Industry executives attribute much of the demand revival to fleet replacement, as the average age of India’s CV fleet has climbed to a record 11 years, well above the historical norm of 7–8 years. Agarwal estimates that around 4.8 million commercial vehicles aged 10–15 years are currently operating on Indian roads, including 1.9 million medium and heavy commercial vehicles (MHCVs) and 2.9 million light commercial vehicles (LCVs).
Wagh noted that freight demand has been growing at 5–6% annually in billion tonne-kilometre (BTKM) terms, reflecting rising logistics activity and a shift towards larger, multi-axle trucks. “Relaxation of axle-load norms increased carrying capacity over the last few years, but volumes remained largely flat. Going forward, as economic activity and GDP growth accelerate, we expect a clear increase in volume demand,” he said.
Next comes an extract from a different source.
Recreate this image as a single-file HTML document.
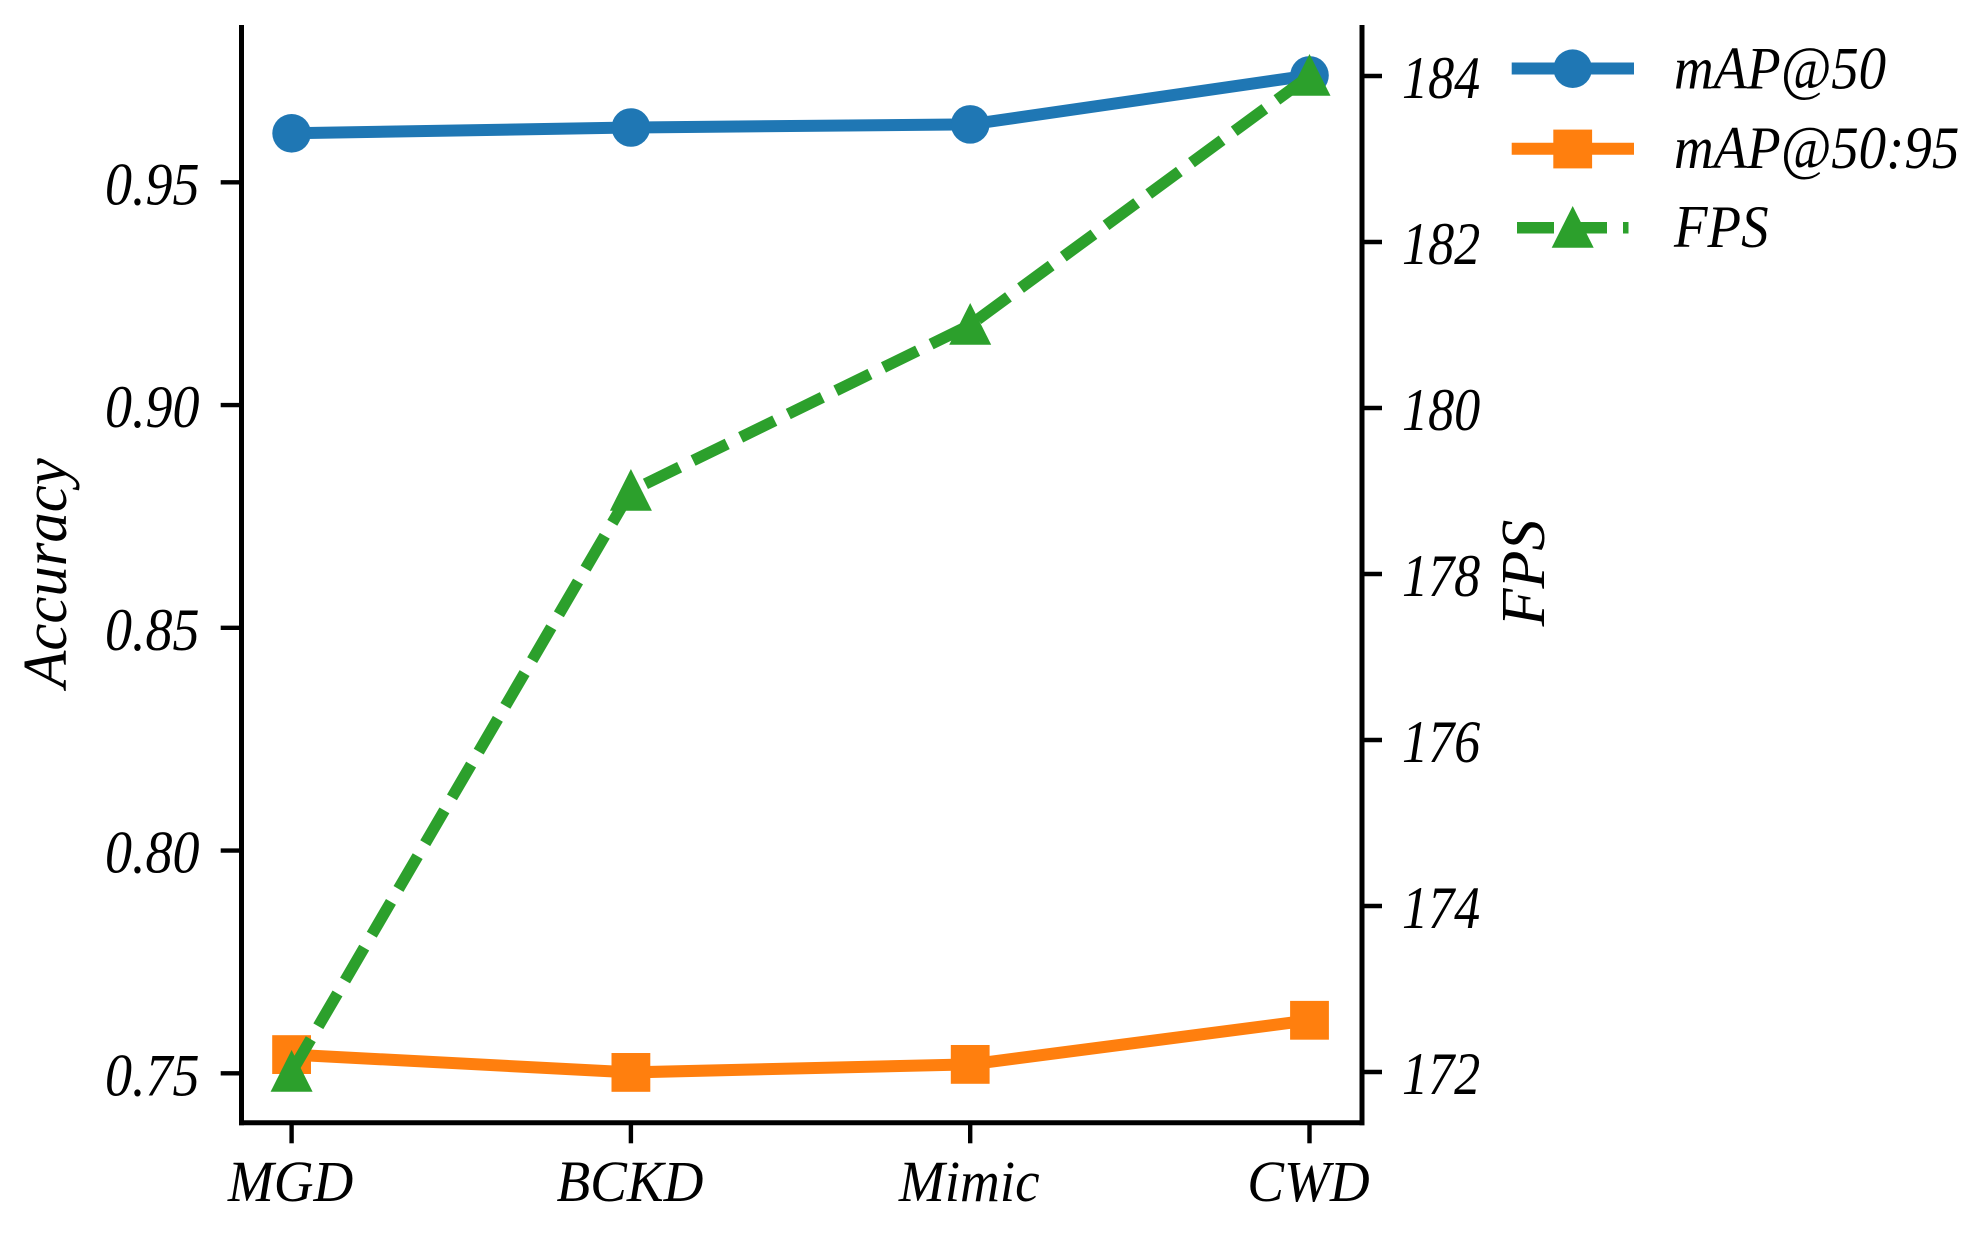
<!DOCTYPE html>
<html lang="en">
<head>
<meta charset="utf-8">
<title>Accuracy and FPS by method</title>
<style>
html,body{margin:0;padding:0;background:#fff;width:1975px;height:1233px;overflow:hidden}
svg{display:block}
text{font-family:"Liberation Serif",serif;font-style:italic;fill:#000}
</style>
</head>
<body>
<svg id="chart" xmlns="http://www.w3.org/2000/svg" width="1975" height="1233" viewBox="0 0 1975 1233"></svg>
<script>
const categories = ['MGD', 'BCKD', 'Mimic', 'CWD'];
const mapAt50 = [0.961, 0.9623, 0.963, 0.974];
const mapAt5095 = [0.7542, 0.7502, 0.752, 0.7619];
const fps = [172, 179, 181, 184];
const accuracyTicks = [0.75, 0.80, 0.85, 0.90, 0.95];
const fpsTicks = [172, 174, 176, 178, 180, 182, 184];

const NS = 'http://www.w3.org/2000/svg';
const svg = document.getElementById('chart');
const BLUE = '#1f77b4', ORANGE = '#ff7f0e', GREEN = '#2ca02c';
const LW = 12, GREEN_LW = 11.5, TICK_W = 4.4, SPINE_W = 5, TICK_LEN = 20;
const TICK_FONT = 60, X_FONT = 58, LABEL_FONT = 63, LEGEND_FONT = 60;
const LEFT = 241.5, RIGHT = 1362, TOP = 25, BOTTOM = 1122.7;

const xPos = i => 291.6 + i * 339.3;
const yAcc = v => 1073.3 - (v - 0.75) * 4455;
const yFps = v => 1072 - (v - 172) * 83;

function el(tag, attrs) {
  const n = document.createElementNS(NS, tag);
  for (const k in attrs) n.setAttribute(k, attrs[k]);
  svg.appendChild(n);
  return n;
}
function line(x1, y1, x2, y2, w) {
  return el('line', {x1, y1, x2, y2, stroke: '#000', 'stroke-width': w});
}
function text(str, x, y, size, anchor, sx) {
  const t = el('text', {x: 0, y: 0, 'font-size': size, 'text-anchor': anchor, transform: 'translate(' + x + ' ' + y + ') scale(' + sx + ' 1)'});
  t.textContent = str;
  return t;
}
function circleMark(x, y) {
  return el('circle', {cx: x, cy: y, r: 19.3, fill: BLUE});
}
function squareMark(x, y) {
  return el('rect', {x: x - 19.4, y: y - 19.4, width: 38.8, height: 38.8, fill: ORANGE});
}
function triangleMark(x, y) {
  const pts = [[x, y - 22], [x - 21, y + 19.7], [x + 21, y + 19.7]].map(p => p.join(',')).join(' ');
  return el('polygon', {points: pts, fill: GREEN});
}
function seriesPath(values, yFn, color, width, dash) {
  const attrs = {
    points: values.map((v, i) => xPos(i) + ',' + yFn(v)).join(' '),
    fill: 'none', stroke: color, 'stroke-width': width, 'stroke-linejoin': 'round'
  };
  if (dash) attrs['stroke-dasharray'] = '38 15';
  return el('polyline', attrs);
}

/* spines */
const spineLeft = line(LEFT, TOP, LEFT, BOTTOM + 2.5, SPINE_W);


const spineRight = line(RIGHT, TOP, RIGHT, BOTTOM + 2.5, SPINE_W);


const spineBottom = line(LEFT - 2.5, BOTTOM, RIGHT + 2.5, BOTTOM, SPINE_W);



/* x axis */
categories.forEach((c, i) => {
  const t = line(xPos(i), BOTTOM, xPos(i), BOTTOM + TICK_LEN + 0.6, TICK_W);
  
  
  const l = text(c, xPos(i) - 1, 1201, X_FONT, 'middle', 0.95);
  
  
});

/* left y axis */
accuracyTicks.forEach(v => {
  const t = line(LEFT - TICK_LEN - 0.8, yAcc(v), LEFT, yAcc(v), TICK_W);
  
  
  const l = text(v.toFixed(2), 199.5, yAcc(v) + 22, TICK_FONT, 'end', 0.9);
  
  
});

/* right y axis */
fpsTicks.forEach(v => {
  const t = line(RIGHT, yFps(v), RIGHT + TICK_LEN, yFps(v), TICK_W);
  
  
  const l = text(String(v), 1402, yFps(v) + 22, TICK_FONT, 'start', 0.87);
  
  
});

/* axis titles */
const yTitle = text('Accuracy', 0, 0, LABEL_FONT, 'middle', 0.965);
yTitle.setAttribute('transform', 'translate(66 573) rotate(-90) scale(0.965 1)');


const y2Title = text('FPS', 0, 0, LABEL_FONT, 'middle', 0.985);
y2Title.setAttribute('transform', 'translate(1544 573) rotate(-90) scale(0.985 1)');



/* series: mAP@50 */
const blueLine = seriesPath(mapAt50, yAcc, BLUE, LW, false);


mapAt50.forEach((v, i) => {
  const m = circleMark(xPos(i), yAcc(v));
  
  
});

/* series: mAP@50:95 */
const orangeLine = seriesPath(mapAt5095, yAcc, ORANGE, LW, false);


mapAt5095.forEach((v, i) => {
  const m = squareMark(xPos(i), yAcc(v));
  
  
});

/* series: FPS */
const greenLine = seriesPath(fps, yFps, GREEN, GREEN_LW, true);


fps.forEach((v, i) => {
  const m = triangleMark(xPos(i), yFps(v));
  
  
});

/* legend */
const LEG_X1 = 1517, LEG_X2 = 1628.5, LEG_MID = 1572.7, LEG_TEXT = 1674;
const blueKey = el('line', {x1: LEG_X1 - 5.3, y1: 68.5, x2: LEG_X2 + 5.5, y2: 68.5, stroke: BLUE, 'stroke-width': LW});


const blueKeyMark = circleMark(LEG_MID, 68.7);


const blueKeyText = text('mAP@50', LEG_TEXT, 88.5, LEGEND_FONT, 'start', 0.915);



const orangeKey = el('line', {x1: LEG_X1 - 5.3, y1: 148.7, x2: LEG_X2 + 5.5, y2: 148.7, stroke: ORANGE, 'stroke-width': LW});


const orangeKeyMark = squareMark(LEG_MID, 149);


const orangeKeyText = text('mAP@50:95', LEG_TEXT, 168, LEGEND_FONT, 'start', 0.915);



const greenKey = el('line', {x1: LEG_X1, y1: 227.7, x2: LEG_X2, y2: 227.7, stroke: GREEN, 'stroke-width': GREEN_LW, 'stroke-dasharray': '37 16'});


const greenKeyMark = triangleMark(LEG_MID, 228);


const greenKeyText = text('FPS', LEG_TEXT, 247, LEGEND_FONT, 'start', 0.915);


</script>
</body>
</html>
Demand for transportation across key sectors—including automobiles, auto components, steel, cement and e-commerce—has shown a healthy uptick in recent months. India’s economy is projected to grow 7.4% in FY26, according to the first advance estimates released by the National Statistics Office (NSO), compared with 6.5% growth in FY25.
Tata Motors and Ashok Leyland together dominate the Indian CV market, accounting for around 53% of total industry volumes. However, industry veterans caution that the CV sector has historically followed a cyclical pattern. “Typically, two years of strong growth are followed by three years of sluggish demand in the commercial vehicle industry,” said a senior industry executive.
Even so, with policy support, replacement-led demand and infrastructure-led economic growth converging, FY26 is shaping up to be a defining year for India’s commercial vehicle market.